Her drawings fill the walls of 4 culture with the stories of two immigrants going through detention centers in Washington State, the Northwest Detention Center in Tacoma, and its predecessor in Seattle, the U.S. immigration and detention facility. It includes crucial, specific details, it makes the vague information that we have about detainees visible.
She tells two stories. One man from Cambodia, Many Uch, who came here as a child, was placed in detention as an adult because he drove a getaway car in an armed robbery when he was 18, a crime for which he had already served a sentence. A woman, Gabriella Cubillos, was detained because she was pulled over for expired tabs, detained for unpaid parking tickets: she had entered the country illegally many years ago, when it was common and easy in the 1990s.
Eroyn had some important facts that don't appear in the drawings with their thought balloons about conversations among inmates in the centers or elsewhere ( above in a mosque after Mani was released)
2/3 of deportees are removed for immigration violations alone
90 percent have no legal representation, no timely hearings
80 percent of those detained are deported- they say they want to be deported in order to get out of detention
Immigrant law is different from criminal law
All immigration decisions are part of the Executive branch, there is no legislative involvement
The growth in this industry is huge: the old INS in Seattle had 200 beds, ICE in Tacoma had 1000 when it opened, and it has 1545 now.

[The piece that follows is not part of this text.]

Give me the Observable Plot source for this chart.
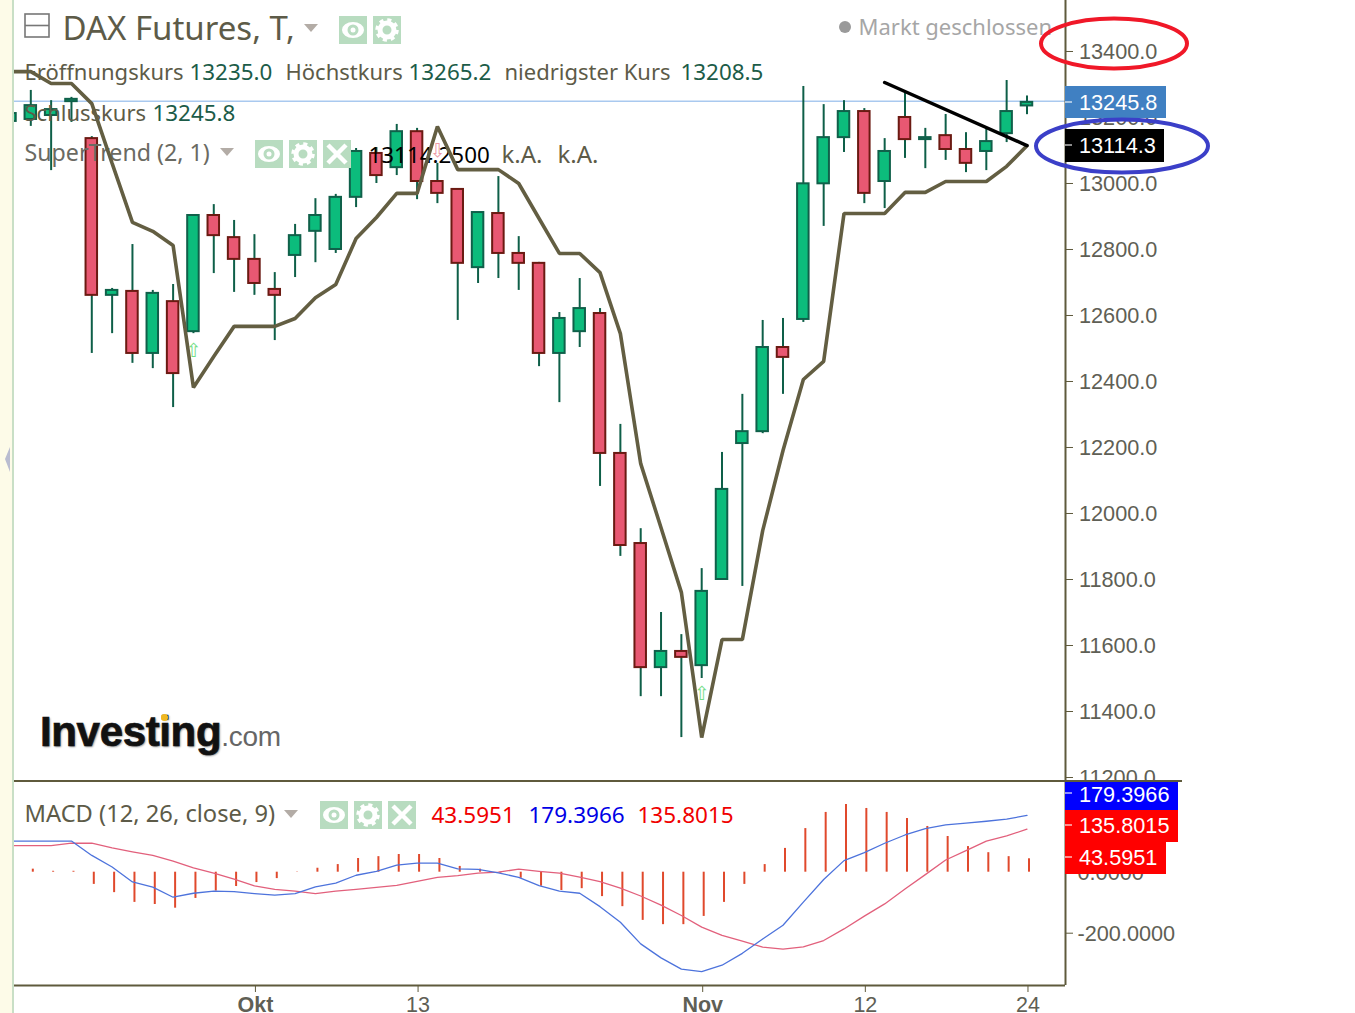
<!DOCTYPE html>
<html><head><meta charset="utf-8">
<script src="https://cdn.jsdelivr.net/npm/d3@7"></script>
<script src="https://cdn.jsdelivr.net/npm/@observablehq/plot@0.6"></script>
<style>
html,body{margin:0;padding:0;background:#fff;overflow:hidden}
#page{position:relative;width:1355px;height:1013px;overflow:hidden;background:#fff}
#page>svg,#page>div{position:absolute}
</style></head><body><div id="page"></div>
<script>
const days = d3.range(-1, 50);
const opens = [13188,13194,13206,13248,13136,12661,12673,12485,12642,12551,12903,12836,12770,12679,12782,12855,12800,12958,13091,13048,13157,13006,12982,12745,12909,12788,12758,12485,12551,12606,12182,11909,11533,11582,11539,11800,12212,12248,12503,12588,12999,13139,13218,13006,13200,13133,13145,13103,13097,13151,13235.0];
const highs = [13221,13282,13251,13261,13142,12682,12815,12676,12694,12903,12936,12888,12845,12730,12876,12954,12967,13106,13109,13179,13167,13061,12982,12912,13021,12839,12761,12609,12712,12621,12270,11954,11700,11633,11833,12185,12361,12585,12591,13294,13239,13251,13227,13136,13273,13167,13209,13154,13167,13312,13265.2];
const lows = [13176,13173,13039,13185,12485,12545,12455,12439,12321,12545,12727,12670,12661,12524,12715,12760,12788,12927,13000,13024,12951,12939,12585,12697,12712,12676,12445,12336,12503,12082,11870,11445,11445,11321,11500,11800,11779,12242,12361,12579,12870,13094,12939,12924,13076,13045,13070,13033,13039,13124,13208.5];
const closes = [13212,13236,13224,13255,12661,12676,12485,12667,12424,12903,12842,12770,12697,12661,12842,12903,12958,13097,13024,13157,13006,12970,12758,12912,12788,12758,12485,12591,12621,12182,11903,11533,11582,11564,11764,12073,12248,12503,12473,12999,13139,13218,12970,13097,13133,13139,13103,13061,13127,13218,13245.8];
const superTrend = [13339,13339,13303,13303,13242,13061,12882,12855,12812,12382,12476,12567,12567,12567,12591,12654,12694,12833,12897,12970,12970,13173,13042,13042,13042,13000,12894,12788,12788,12730,12545,12151,11957,11761,11321,11618,11618,11948,12191,12406,12461,12909,12909,12909,12973,12973,13006,13006,13006,13052,13114.3];
const trendDays = [42, 49];
const trendPrices = [13306, 13115];
const priceTicks = [11200,11400,11600,11800,12000,12200,12400,12600,12800,13000,13200,13400];
const arrowDays = [8, 33, 20];
const arrowPrices = [12494, 11454, 13100];
const arrowGlyphs = ["⇧", "⇧", "⇩"];
const arrowColors = ["#74dd86", "#74dd86", "#ee9aa5"];

const macdLine = [102,102,102,102,55,17,-32,-49,-82,-69,-62,-64,-70,-75,-70,-48,-36,-10,3,23,30,30,11,9,-2,-17,-44,-62,-69,-113,-164,-235,-281,-318,-326,-305,-266,-219,-174,-98,-24,38,64,95,122,143,155,161,167,174,186];
const signalLine = [87,87,87,95,95,80,67,55,36,14,-3,-23,-45,-56,-62,-70,-62,-56,-50,-43,-30,-17,-11,-3,0,10,3,-3,-16,-31,-52,-78,-108,-142,-180,-207,-226,-246,-252,-245,-224,-186,-144,-104,-55,-8,40,71,102,119,141];
const histogram = [0,10,3,3,-40,-67,-99,-106,-118,-86,-62,-47,-34,-21,-1,13,25,45,51,58,58,45,19,10,-3,-20,-46,-60,-54,-80,-113,-158,-172,-172,-145,-99,-40,25,78,143,196,222,209,196,176,150,117,84,64,51,44];
const macdTicks = [0, -200];
const timeTickDays = [11, 19, 33, 41, 49];
const timeTickLabels = ["Okt", "13", "Nov", "12", "24"];
const lastClose = 13245.8, lastTrend = 13114.3;

const INK = "#5f5a3c", TXT = "#5d5b48", NUM = "#1c5c48";
const UI = "'Noto Sans', sans-serif", AX = "'Liberation Sans', Arial, sans-serif";
const page = document.getElementById("page");

const candles = days.map((d, i) => ({d, o: opens[i], h: highs[i], l: lows[i], c: closes[i], up: closes[i] >= opens[i]}));
const xDomain = [-0.802, 50.895], xRange = [14, 1065];
const lab = (t, x, y, size, fill, extra = {}) => Plot.text([t], {text: d => d, frameAnchor: "top-left", dx: x - 14, dy: y, textAnchor: "start", lineAnchor: "middle", fontFamily: UI, fontSize: size, fill, ...extra});

const main = Plot.plot({
  width: 1355, height: 781, marginLeft: 14, marginRight: 290, marginTop: 0, marginBottom: 0,
  style: {background: "transparent", overflow: "visible"},
  x: {domain: xDomain, range: xRange, axis: null},
  y: {domain: [13554.5, 11187.9], range: [0, 781], axis: null},
  marks: [
    Plot.ruleY([lastClose], {stroke: "#a9c9ef", strokeWidth: 1.5, dy: -1, clip: true}),
    Plot.ruleX(candles, {x: "d", y1: "l", y2: "h", stroke: "#0e5f48", strokeWidth: 2, clip: true}),
    Plot.rect(candles, {x1: d => d.d - 0.283, x2: d => d.d + 0.283, y1: "o", y2: "c",
      fill: d => d.up ? "#0cbc7c" : "#e85872", stroke: d => d.up ? "#10604a" : "#6b1a12", strokeWidth: 2, clip: true}),
    Plot.text(arrowDays.map((d, i) => i), {x: i => arrowDays[i], y: i => arrowPrices[i], text: i => arrowGlyphs[i], fill: i => arrowColors[i], fontSize: 19, fontFamily: "DejaVu Sans"}),
    lab("DAX Futures, T,", 62, 29, 33, TXT),
    lab("Eröffnungskurs", 24, 72, 22, TXT), lab("13235.0", 189, 72, 22.4, NUM),
    lab("Höchstkurs", 285, 72, 22, TXT), lab("13265.2", 408, 72, 22.4, NUM),
    lab("niedrigster Kurs", 504, 72, 22, TXT), lab("13208.5", 680, 72, 22.4, NUM),
    lab("Schlusskurs", 24, 113, 22, TXT), lab("13245.8", 152, 113, 22.4, NUM),
    lab("SuperTrend (2, 1)", 24, 153, 23.2, "#6a6a62"),
    lab("13114.2500", 368, 155, 22.4, "#000"),
    lab("k.A.", 501, 155, 24, TXT), lab("k.A.", 557, 155, 24, TXT),
    lab("Markt geschlossen", 858, 27, 22, "#a6a6a6"),
    Plot.line(days.map((d, i) => i), {x: i => days[i], y: i => superTrend[i], stroke: "#635e42", strokeWidth: 3.6, strokeLinejoin: "miter", clip: true}),
    Plot.line(trendDays.map((d, i) => i), {x: i => trendDays[i], y: i => trendPrices[i], stroke: "#000", strokeWidth: 3.5}),
    Plot.ruleX([xDomain[1]], {stroke: INK, strokeWidth: 2}),
    Plot.axisY({anchor: "right", ticks: priceTicks, tickFormat: d => d.toFixed(1), tickSize: 7, tickPadding: 6.5, label: null, fontSize: 21.7, fontFamily: AX, fill: "#5f5f55", stroke: INK}),
  ]
});
main.style.left = "0"; main.style.top = "0";
page.append(main);

const macdChart = Plot.plot({
  width: 1355, height: 232, marginLeft: 14, marginRight: 290, marginTop: 0, marginBottom: 28,
  style: {background: "#fff", overflow: "visible"},
  x: {domain: xDomain, range: xRange, axis: null},
  y: {domain: [297.4, -371.5], range: [0, 204], axis: null},
  marks: [
    Plot.ruleX(days.map((d, i) => i).filter(i => i > 0), {x: i => days[i], y1: () => 0, y2: i => histogram[i], dx: 2, stroke: "#e0492c", strokeWidth: 2}),
    Plot.line(days.map((d, i) => i), {x: i => days[i], y: i => signalLine[i], stroke: "#e2607c", strokeWidth: 1.3, clip: true}),
    Plot.line(days.map((d, i) => i), {x: i => days[i], y: i => macdLine[i], stroke: "#4d73dc", strokeWidth: 1.3, clip: true}),
    lab("MACD (12, 26, close, 9)", 24, 33, 23.7, TXT),
    lab("43.5951", 431, 34, 22.5, "#f00000"),
    lab("179.3966", 528, 34, 22.5, "#0000e6"),
    lab("135.8015", 637, 34, 22.5, "#f00000"),
    Plot.ruleX([xDomain[1]], {stroke: INK, strokeWidth: 2}),
    Plot.ruleY([-371.5], {stroke: INK, strokeWidth: 2}),
    Plot.axisY({anchor: "right", ticks: macdTicks, tickFormat: d => d.toFixed(4), tickSize: 7, tickPadding: 5, label: null, fontSize: 21.7, fontFamily: AX, fill: "#5f5f55", stroke: INK}),
    Plot.axisX({anchor: "bottom", ticks: timeTickDays, tickFormat: d => timeTickLabels[timeTickDays.indexOf(d)], tickSize: 7, tickPadding: 4, label: null, fontSize: 21.5, fontFamily: AX, fill: "#5f5f55", stroke: INK, dx: 1})
  ]
});
macdChart.style.left = "0"; macdChart.style.top = "781px";
page.append(macdChart);
macdChart.querySelectorAll("text").forEach(t => { if (t.textContent === "Okt" || t.textContent === "Nov") t.setAttribute("font-weight", "bold"); });
// the reference's axis labels sit 1px under their ticks
[main, macdChart].forEach(c => c.querySelectorAll("g[aria-label='y-axis tick label'] text").forEach(t => t.setAttribute("dy", "1")));

const yMain = main.scale("y");
const ov = [];
const box = (x, y, w, h, css = "", html = "") => ov.push(`<div style="position:absolute;left:${x}px;top:${y}px;width:${w}px;height:${h}px;${css}">${html}</div>`);
const tag = (x2, y1, y2, bg, t, tickY, lift = 0) => {
  box(1065, y1, x2 - 1065, y2 - y1, `background:${bg};color:#fff;font:21.7px ${AX};line-height:${y2 - y1 + 2 - lift}px;text-indent:14px;white-space:nowrap`, t);
  box(1065, tickY, 7, 2, "background:rgba(255,255,255,.55)");
};

box(0, 0, 12, 1013, "background:#fdfbe8");
box(12, 0, 2, 1013, "background:#c9dfc6");
box(14, 780, 1168, 2, `background:${INK}`);
const yClose = Math.round(yMain.apply(lastClose)), yTrend = Math.round(yMain.apply(lastTrend));
tag(1166, yClose - 16, yClose + 16, "#4080c2", lastClose.toFixed(1), yClose - 1);
tag(1164, yTrend - 16, yTrend + 17, "#000", lastTrend.toFixed(1), yTrend - 1, 2);
tag(1178, 782, 810, "#0000ff", "179.3966", 792, 4);
tag(1178, 810, 842, "#ff0000", "135.8015", 824, 2);
tag(1166, 842, 874, "#ff0000", "43.5951", 856, 2);
box(845 - 6, 21, 12, 12, "background:#9a9a9a;border-radius:50%");
box(40, 707, 250, 50, `color:#111;font:bold 42px/50px ${AX};letter-spacing:-.35px;-webkit-text-stroke:.7px #111;text-shadow:1px 1px 2px #888;white-space:nowrap`,
  `Investing<span style="color:#666;font-weight:normal;font-size:28px;letter-spacing:-.3px;-webkit-text-stroke:0;text-shadow:none">.com</span>`);
box(160.5, 713.5, 7, 7, "background:#f0b820;border-radius:50%");
page.insertAdjacentHTML("beforeend", ov.join(""));

const icon = (x, y, kind) => {
  const g = kind === "eye" ? `<ellipse cx="14" cy="14" rx="11" ry="8" fill="#fff"/><circle cx="14" cy="14" r="5.5" fill="#b8dcc0"/><circle cx="14" cy="14" r="2.5" fill="#fff"/>`
    : kind === "gear" ? `<circle cx="14" cy="14" r="7" fill="none" stroke="#fff" stroke-width="5"/><circle cx="14" cy="14" r="10" fill="none" stroke="#fff" stroke-width="3.5" stroke-dasharray="4 3.85"/>`
    : `<path d="M5 5L23 23M23 5L5 23" stroke="#fff" stroke-width="4.5"/>`;
  return `<svg style="position:absolute;left:${x}px;top:${y}px" width="28" height="28"><rect width="28" height="28" fill="#b8dcc0"/>${g}</svg>`;
};
const tri = (x, y) => `<svg style="position:absolute;left:${x}px;top:${y}px" width="14" height="8"><path d="M0 0H14L7 8Z" fill="#b3aca6"/></svg>`;
page.insertAdjacentHTML("beforeend",
  icon(339,16,"eye") + icon(373,16,"gear") +
  icon(255,140,"eye") + icon(289,140,"gear") + icon(323,140,"x") +
  icon(320,801,"eye") + icon(354,801,"gear") + icon(388,801,"x") +
  tri(304,24) + tri(220,148) + tri(284,810) +
  `<svg style="position:absolute;left:24px;top:13px" width="27" height="26"><rect x="1" y="1" width="24" height="23" fill="none" stroke="#777" stroke-width="1.6"/><path d="M1 12.5H25" stroke="#777" stroke-width="1.6"/></svg>` +
  `<svg style="position:absolute;left:0;top:0" width="1355" height="1013" pointer-events="none">
    <path d="M10 447L5 459L10 472Z" fill="#b9bcd0"/>
    <ellipse cx="1114" cy="43.5" rx="73" ry="25" fill="none" stroke="#f01828" stroke-width="4"/>
    <ellipse cx="1122" cy="146" rx="86" ry="26.5" fill="none" stroke="#3b3fc8" stroke-width="4"/>
  </svg>`);
</script></body></html>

There is a lot of money available for this since 9/11. In 2008 there was a 35 percent increase in deportations to more than 10,000 people ! This is horrendous. Detentions are random ( often combed from prison populations), there is virtually no legal recourse, and many of the people deported have made their homes in the US for many years and have children here.
The injustice of the situation is blatent.
What has happened to this country, formerly so welcoming to immigrants and enriched by them.
Of the 16 detention centers in the US, 7 are run by private contractor GEO,
they make $150 on every person in the center. It is seen as an "investment opportunity" and a "growth industry" Another facility is projected for Yakima.
I would like to add from the Bill of Rights Defense Committee site that the Bureau of Immigration and Customs Enforcement ( ICE) spends 1.7 billion a year to detain 380,000 people
How did Franklin pull off having he"Detained" shown at 4Culture?
Well she is a photography graduate of Paul Berger and the University of Washington. That is a very helpful credential in this city.
Also, she was working with a journalism group who have done special reporting on this issue called The Common Language Project. They have done a four part series called Between Worlds/Behind Bars on "Seattle's Ellis Island" on the Northwest Detention Center in downtown Tacoma. So she had content that resonates, a crucial factor. She is engaged with her subject.
Finally, the work is difficult to read, as you can see from the image above. The fifty foot long drawings require serious effort for a gallery goer accustomed to sweep through a show at a glance. That makes it less obviously threatening to people who don't bother to read it. The writing is small for a gallery, it will be much easier when the book comes out. Here is the newspaper image.
PS. The old Seattle INS facility has just been sold online to investors who will work with the International District residents to address itthe history of immigration in Seattle which goes back to the detention of the Chinese in the late 19th century.